During Booty's nine games as a starter, LSU went 6–3 as he threw 17 touchdowns and 14 interceptions. He finished his sophomore season with 2,121 passing yards, which at the time was the third-best performance by a sophomore in school history behind Jeff Wickersham in 1983 (2,542 yards) and Tommy Hodson in 1987 (2,125 yards).

At the end of the 2000 season, LSU won the Peach Bowl, 28–14, over No. 15 Georgia Tech. Booty played the first half and completed 42.1% of his passes with no touchdowns or interceptions. Trailing 14–3 at halftime, Saban yanked Booty and inserted Davey, who helped the Tigers outscore the Yellow Jackets 25–0 in the second half.

==Professional football career==

Booty was taken as the 177th pick (6th round) of the 2001 NFL draft by the Seattle Seahawks.

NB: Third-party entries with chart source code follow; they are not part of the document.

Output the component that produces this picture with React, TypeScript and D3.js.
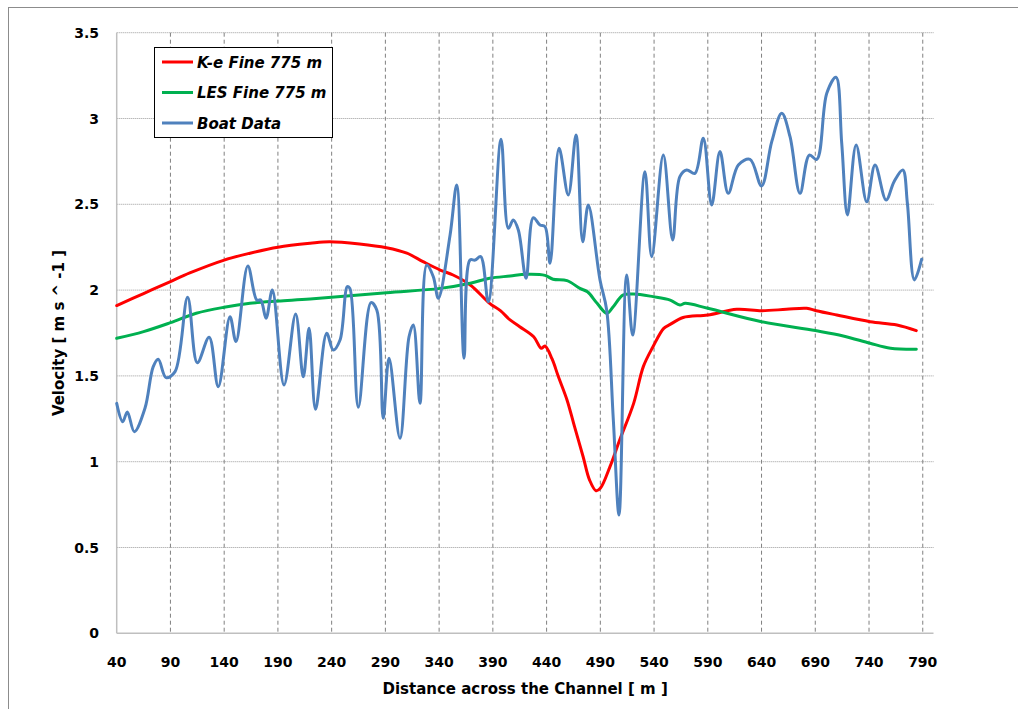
import React from "react";
import * as d3 from "d3";

const keDist = [40, 65, 90, 108, 140, 164, 190, 220, 238, 266, 291, 310, 325, 341, 353, 369, 387, 397, 406, 415, 428, 435, 438.5, 445, 451, 459, 466, 474, 480, 486, 490, 499, 508, 521, 530, 539, 549, 555, 567, 590, 617, 640, 663, 682, 691, 710, 741, 766, 784];
const keVel = [1.91, 1.98, 2.05, 2.1, 2.175, 2.215, 2.25, 2.273, 2.282, 2.269, 2.247, 2.215, 2.166, 2.117, 2.088, 2.03, 1.923, 1.88, 1.826, 1.787, 1.728, 1.661, 1.674, 1.6, 1.495, 1.36, 1.204, 1.029, 0.893, 0.831, 0.845, 0.971, 1.126, 1.34, 1.554, 1.67, 1.777, 1.8, 1.84, 1.855, 1.888, 1.88, 1.888, 1.894, 1.88, 1.855, 1.816, 1.797, 1.764];

const lesDist = [40, 65, 90, 114, 140, 164, 190, 220, 291, 341, 369, 387, 406, 421, 438.5, 446, 459, 471, 478, 487, 496, 502, 511, 521, 539, 555, 564, 569, 590, 640, 690, 716, 741, 760, 784];
const lesVel = [1.719, 1.758, 1.81, 1.865, 1.9, 1.923, 1.936, 1.948, 1.985, 2.01, 2.04, 2.069, 2.082, 2.092, 2.086, 2.063, 2.055, 2.01, 1.99, 1.923, 1.865, 1.903, 1.971, 1.977, 1.962, 1.942, 1.913, 1.923, 1.894, 1.816, 1.764, 1.733, 1.69, 1.661, 1.655];

const boatDist = [40, 45.6, 49.9, 56.4, 66.3, 74, 78.7, 85.9, 94.3, 106, 115, 126, 134.5, 145.4, 151, 162, 170.3, 174, 179, 184.8, 195.7, 206.5, 213.6, 219, 225, 235.4, 241.5, 247.8, 254.6, 257, 264.8, 276.6, 282, 288, 293.4, 303.6, 312, 316, 322.2, 328.5, 334.6, 339.3, 350.2, 356.4, 363.2, 368.7, 373.4, 378.7, 385.8, 397.6, 404.4, 409, 413.7, 420.9, 427.6, 433.9, 438.5, 443.2, 451.6, 460.2, 467.4, 473.6, 478.8, 489.7, 495.9, 502.1, 507.4, 514.5, 520.1, 531.5, 537.8, 548.6, 557.3, 564, 570.4, 578, 585.8, 593.6, 601.3, 609, 618.4, 629.3, 640, 649.5, 658.8, 666.5, 675.8, 684.5, 691.4, 700.7, 709.3, 714.6, 719.9, 728, 737.9, 745.6, 755.9, 763.3, 771.4, 775.7, 782.2, 789];
const boatVel = [1.34, 1.233, 1.29, 1.175, 1.311, 1.554, 1.597, 1.49, 1.525, 1.958, 1.577, 1.725, 1.437, 1.845, 1.7, 2.14, 1.942, 1.942, 1.836, 2.0, 1.447, 1.861, 1.495, 1.777, 1.305, 1.748, 1.651, 1.709, 2.02, 2.01, 1.317, 1.927, 1.884, 1.253, 1.603, 1.136, 1.728, 1.797, 1.34, 2.146, 2.078, 1.952, 2.321, 2.613, 1.603, 2.175, 2.175, 2.195, 1.932, 2.879, 2.36, 2.408, 2.35, 2.069, 2.422, 2.379, 2.37, 2.156, 2.826, 2.554, 2.904, 2.282, 2.496, 2.059, 1.884, 1.243, 0.689, 2.088, 1.738, 2.69, 2.195, 2.787, 2.292, 2.661, 2.7, 2.68, 2.885, 2.496, 2.807, 2.564, 2.729, 2.762, 2.607, 2.865, 3.03, 2.894, 2.564, 2.787, 2.762, 3.147, 3.24, 2.856, 2.438, 2.846, 2.515, 2.729, 2.525, 2.632, 2.7, 2.506, 2.059, 2.18];

const xTicks = [40, 90, 140, 190, 240, 290, 340, 390, 440, 490, 540, 590, 640, 690, 740, 790];
const yTicks = [0, 0.5, 1, 1.5, 2, 2.5, 3, 3.5];

const seriesNames = ["K-e Fine 775 m", "LES Fine 775 m", "Boat Data"];
const seriesColors = ["#FF0000", "#00B050", "#4F81BD"];

const FONT = "'DejaVu Sans', Verdana, sans-serif";

export default function App() {
  const W = 1018, H = 709;
  const left = 116.7, right = 933.5, top = 32.7, bottom = 633.3;
  const x = d3.scaleLinear().domain([40, 800]).range([left, right]);
  const y = d3.scaleLinear().domain([0, 3.5]).range([bottom, top]);

  const line = d3
    .line<[number, number]>()
    .x((d) => x(d[0]))
    .y((d) => y(d[1]))
    .curve(d3.curveCatmullRom.alpha(0.5));

  const zip = (a: number[], b: number[]) => a.map((v, i) => [v, b[i]] as [number, number]);
  const series = [zip(keDist, keVel), zip(lesDist, lesVel), zip(boatDist, boatVel)];

  return (
    <svg width={W} height={H} style={{ position: "absolute", left: 0, top: 0, background: "#fff" }} fontFamily={FONT}>
      <rect x={8.5} y={7.5} width={1200} height={900} fill="#fff" stroke="#8c8c8c" strokeWidth={1} />
      {/* horizontal gridlines */}
      {yTicks.filter((t) => t > 0).map((t) => (
        <line key={"h" + t} x1={left} x2={right} y1={y(t)} y2={y(t)} stroke="#9a9a9a" strokeWidth={1} strokeDasharray="1,1" />
      ))}
      {/* vertical gridlines */}
      {xTicks.filter((t) => t > 40).map((t) => (
        <line key={"v" + t} x1={x(t)} x2={x(t)} y1={top} y2={bottom} stroke="#808080" strokeWidth={1} strokeDasharray="4,3" />
      ))}
      {/* axes */}
      <line x1={left} x2={left} y1={top} y2={bottom} stroke="#bfbfbf" strokeWidth={1.5} />
      <line x1={left} x2={right} y1={bottom} y2={bottom} stroke="#bfbfbf" strokeWidth={1.5} />

      {/* series */}
      {series.map((s, i) => (
        <path key={i} d={line(s) || ""} fill="none" stroke={seriesColors[i]} strokeWidth={3} strokeLinejoin="round" strokeLinecap="round" />
      ))}

      {/* y tick labels */}
      {yTicks.map((t) => (
        <text key={"yl" + t} x={99} y={y(t) + 5} textAnchor="end" fontSize={14} fontWeight="bold" fill="#000">
          {String(t)}
        </text>
      ))}
      {/* x tick labels */}
      {xTicks.map((t) => (
        <text key={"xl" + t} x={x(t)} y={667} textAnchor="middle" fontSize={14} fontWeight="bold" fill="#000">
          {String(t)}
        </text>
      ))}
      {/* axis titles */}
      <text x={(left + right) / 2} y={694} textAnchor="middle" fontSize={15} fontWeight="bold" fill="#000">
        Distance across the Channel [ m ]
      </text>
      <text transform={`translate(64,${(top + bottom) / 2}) rotate(-90)`} textAnchor="middle" fontSize={15} fontWeight="bold" fill="#000">
        Velocity [ m s ^ -1 ]
      </text>

      {/* legend */}
      <rect x={154.5} y={47.5} width={178} height={90} fill="#fff" stroke="#000" strokeWidth={1} />
      {seriesNames.map((n, i) => (
        <g key={n}>
          <line x1={162} x2={193} y1={62 + i * 30.5} y2={62 + i * 30.5} stroke={seriesColors[i]} strokeWidth={3} />
          <text x={197} y={62 + i * 30.5 + 5.5} fontSize={15} fontWeight="bold" fontStyle="italic" fill="#000">
            {n}
          </text>
        </g>
      ))}
    </svg>
  );
}
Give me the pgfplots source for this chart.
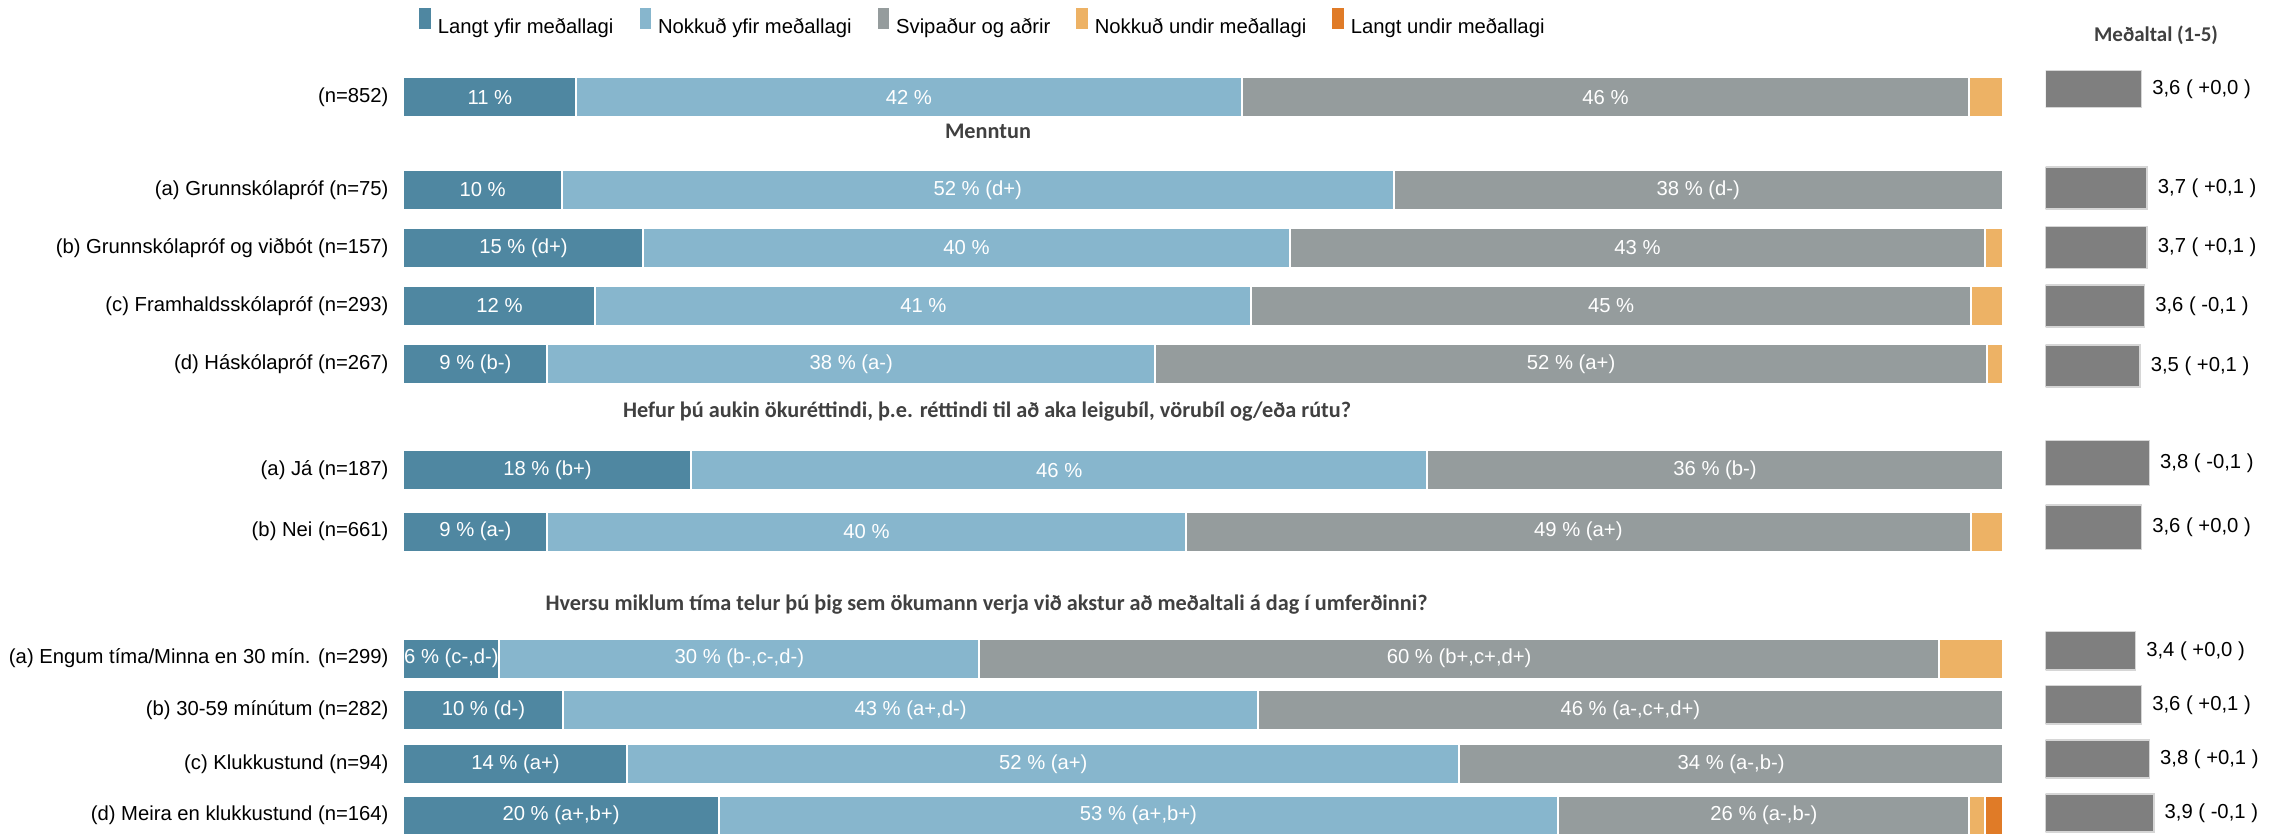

Booty signed with the Cleveland Browns in 2001, but he was waived in 2003.

Pre-draft measurables
| Height | Weight | Arm length | Hand span | 40-yard dash | 10-yard split | 20-yard split | 20-yard shuttle | Three-cone drill | Vertical jump | Broad jump | Wonderlic |
| 6 ft 2+1⁄2 in (1.89 m) | 221 lb (100 kg) | 32 in (0.81 m) | 9+1⁄2 in (0.24 m) | 4.90 s | 1.77 s | 2.84 s | 4.48 s | 7.54 s | 29.5 in (0.75 m) | 8 ft 9 in (2.67 m) | 27 |
All values from NFL Combine

==Personal life==
One of Booty's younger brothers, Abram, was a wide receiver at LSU (1997–1999), Valdosta State University (2000) and a Cleveland Browns wide receiver in 2001. Another brother, John David Booty, was the starting quarterback at USC in 2007, and was drafted by the Minnesota Vikings in 2008. John David quarterbacked USC's victories over Michigan and Illinois in the 2007 and 2008 Rose Bowls, respectively. Booty's nephew, General, played college football as a quarterback for the Oklahoma Sooners and Louisiana-Monroe Warhawks. His son, Parker Fulghum, is a wide receiver for Clemson.

He was formerly the spokesperson for TrueMRI in Beverly Hills, California, and has been involved with numerous radio and television commentating work in sports, including Sirius, Fox Sports, ESPN Radio.

Josh won the MLB Network reality show "The Next Knuckler", hosted by former Boston Red Sox players Tim Wakefield and Kevin Millar. The show also included football players Doug Flutie, John David Booty, David Greene, and Ryan Perrilloux. For winning, he got a chance to go to spring training with the Arizona Diamondbacks as a pitcher, even though his baseball rights technically still belonged to the Marlins. He struggled with his command while pitching in minor league spring training games and was released on March 28.